Though that day’s weather was not cooperating with Patton’s sentiments—leaden skies prompted rain showers throughout the morning and afternoon—the excitement of which she spoke was evident the moment she walked into Old Chapel.

Greeting her new colleagues with the familiarity one gains from eight months of visits, phone calls, and correspondence, Patton drew smiles and hugs as she made her way to the building’s third floor.

“Hi, dear,” she said to Barbara McBride, embracing her assistant in a big hug. “It is so good to be here, and one of the best things is that after all we’ve done together already, this feels like just another day.”

“It does,” McBride replied, “but it’s not just another day for Middlebury.”

After a morning spent in meetings, Patton took advantage of a slight break in the weather to walk the campus with her husband, Shalom Goldman, who has been appointed Pardon Tillinghast Professor of History, Philosophy, and Religion, and their two Great Pyrenees, Padma and Suka.

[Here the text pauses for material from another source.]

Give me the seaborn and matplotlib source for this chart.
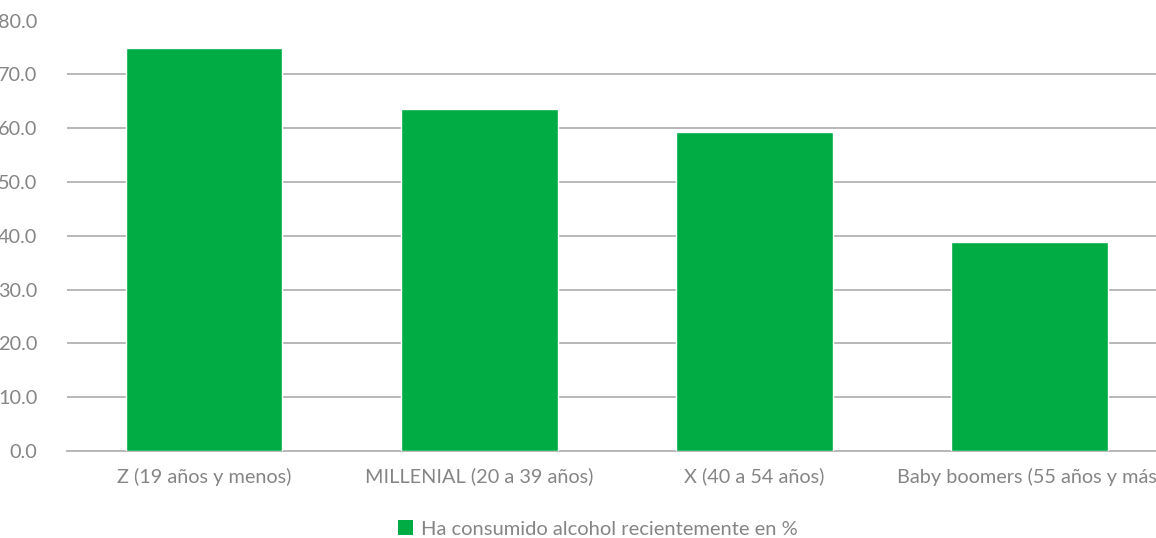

On their stroll, the couple encountered and chatted with a distinguished faculty member; an alumna; a prospective student and her father visiting from Oregon; and two sophomores, from India and the Philippines, respectively, who have stayed on campus for the summer—one to work in Armstrong Library and the other to help a professor revise a textbook. Patton conversed in Hindi with the young woman from India before finishing the loop back to Old Chapel.

More meetings followed, and then Patton ended her day in Mead Chapel, speaking at the opening Convocation for the second session of the Language Schools. It was the second time Patton had spoken in Mead, the first occurring a little more than eight months ago when she was introduced to the community as Middlebury’s next president.